Monday, November 21, 2011

Jesus is a moral failure.


Every so often, I’m confronted by people who want to tell me that this jesus character was the picture of morality.  They want me to think that this guy was the best example of a human that ever walked the earth.  Now, I don’t think for a second that there even WAS a jesus, but if he did exist, he was an asshat.

First, let me say that if jesus was a fictional character, he has lots of competition for this, “best of the best human” award.  As far as superpowers go, even the Wonder Twins knock jesus out of the park.  Jesus walked on water?  One of the Wonder Twins changed into water!  Jesus healed the sick?  The other Wonder Twin changed into an eagle!  Oh, but they weren’t human.  That’s a good point.  Wolverine is human.  He heals like crazy. 

But to jump away from comics, if jesus was real, he still loses.  Anyone who has not condemned people who don’t like them to eternal torment is better than jesus.  That makes Hitler more moral than the savior.  Nice, huh?

But even if we just look at the saving part, jesus is ethically compromised.  We are supposed to believe that this guy has taken upon himself the weight of the sins of all people for all time.  This sounds suspiciously like a scapegoat.  Now, scapegoats are not a moral practice, right?  You know the origin of the scapegoat, no?  In summary, the people of a village would symbolically place upon a goat the weight of the sins of the village.  Then the animal was lead out of the village and killed.  The sins left with the goat, and the village would be safe from the retribution from some petty deity.  Jesus is a scapegoat.  That’s not ethical.

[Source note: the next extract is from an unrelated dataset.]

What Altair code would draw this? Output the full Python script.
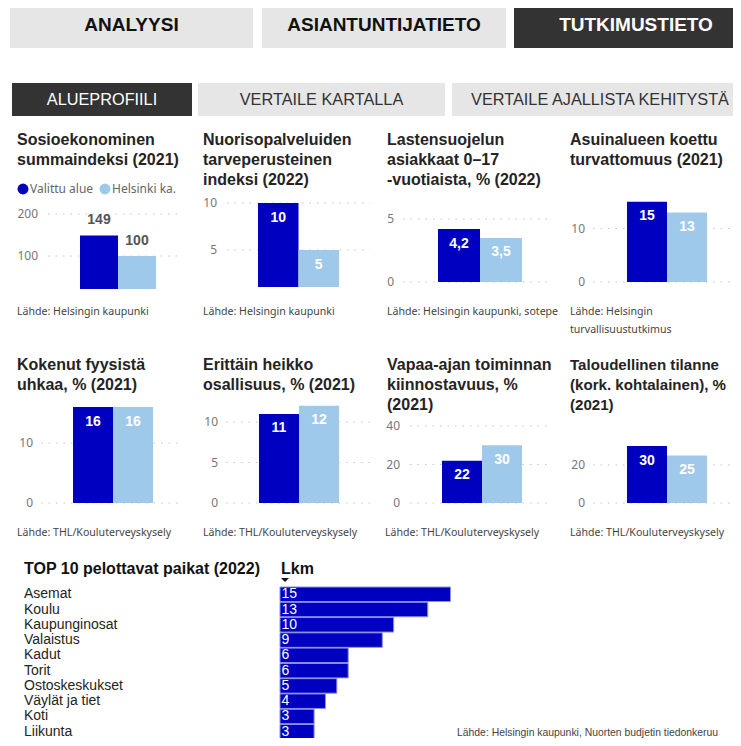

Our morals have evolved past stupid scapegoats.  We understand that if you err, you cannot place the responsibility on a goat.  You messed up; you deal with it.  If I get a jail sentence, I cannot pay anyone to serve it for me.  That’s not allowed, and that is the deal you MUST take from the savior.  The deal offered to you in christianity is a scapegoat, and that is not an ethical practice.

We have moral issues today, but they will not be solved by invoking a Bronze Age book.  They not be solved by invoking an imaginary deity.  They will be solved by you and me.  God isn’t here; weare.